Materials students investigate Columbia explosion

Arnold Marder spent a sabbatical at Kennedy Space Center last year.

Every year, seniors in the materials science and engineering department’s Failure Analysis course peer through microscopes to learn the variety of ways in which different materials deform and crack.
These students apply their new skills to specimens from machines, factories and buildings that have been damaged in real-life situations.
This spring, Lehigh’s failure-analysis students have a more sobering responsibility. They have been chosen by NASA and the Kennedy Space Center to analyze debris from the Columbia space shuttle, which exploded over the southern U.S. on Feb. 1, 2003, killing all seven astronauts aboard.
More than 83,000 pieces of the shuttle, weighing 85,000 pounds, were recovered by thousands of U.S. Forest Service employees and volunteers walking shoulder to shoulder through the woods of East Texas and Louisiana. The pieces were catalogued and sealed in plastic bags by NASA workers.
In January, 50 of the pieces, still preserved in their plastic bags, arrived in a large crate at Whitaker Laboratory, where they were promptly locked in a small room inside one of the building’s labs.
Lehigh students become NASA detectives
Lehigh is the first university NASA has asked to analyze debris from the Columbia, says Arnold Marder, professor of materials science and engineering and instructor of the Failure Analysis course.
NASA has determined that the explosion that destroyed the Columbia was caused when a piece of insulating foam spalled, or broke away from the fuel tank during launch, and struck the shuttle’s wing panel. The impact damaged the panel’s thermal protection system, exposing the panel to deadly heat when the shuttle re-entered the Earth’s atmosphere.
Marder says investigators can learn much more by analyzing the Columbia debris.
“How do materials behave under conditions of hypersonic reentry?,” asks Marder. “We don’t know all the answers.”
The spalling of the insulating foam, which is applied in layers to a shuttle’s fuel tank, also concerns Marder.
“This spalling has occurred in 80 percent of all 113 shuttle flights,” says Marder. “And yet only one shuttle has failed.

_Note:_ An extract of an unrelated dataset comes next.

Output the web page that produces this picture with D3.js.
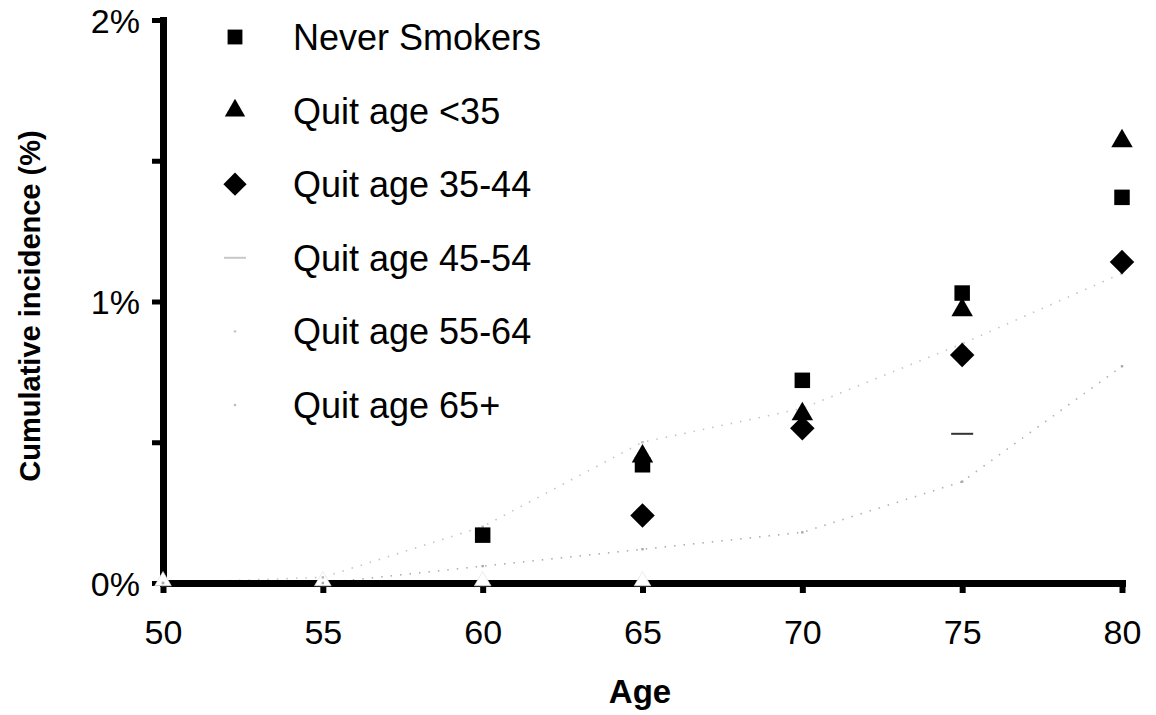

Why is that?”
Marder, who spent a sabbatical with the Kennedy Space Center last spring, proposed to NASA officials that students in his Failure Analysis class be given the chance to analyze debris from the Columbia.
Lehigh’s materials science and engineering department is an ideal site for such a post-mortem, says Marder. The department is one of few in the nation that offers a class in failure analysis. And its microscopy facilities are unrivaled – the department has hosted the world’s most comprehensive microscopy short courses for more than 30 years.
Several Lehigh graduate students flew to Florida during Marder’s sabbatical to consult with NASA officials over the Columbia investigation, as did Arlan Benscoter, a world-renowned metallographer and research scientist in Lehigh’s materials science and engineering department.
The 14 materials science seniors in this spring’s Failure Analysis class, after honing their microscopy techniques, began analyzing the Columbia debris in February.
The professor gave his students their formal charge in one of their first classes.
“You are detectives,” he said. “Your job will be to examine the failure surface, backtrack and determine what were the conditions under which it failed and why it failed.”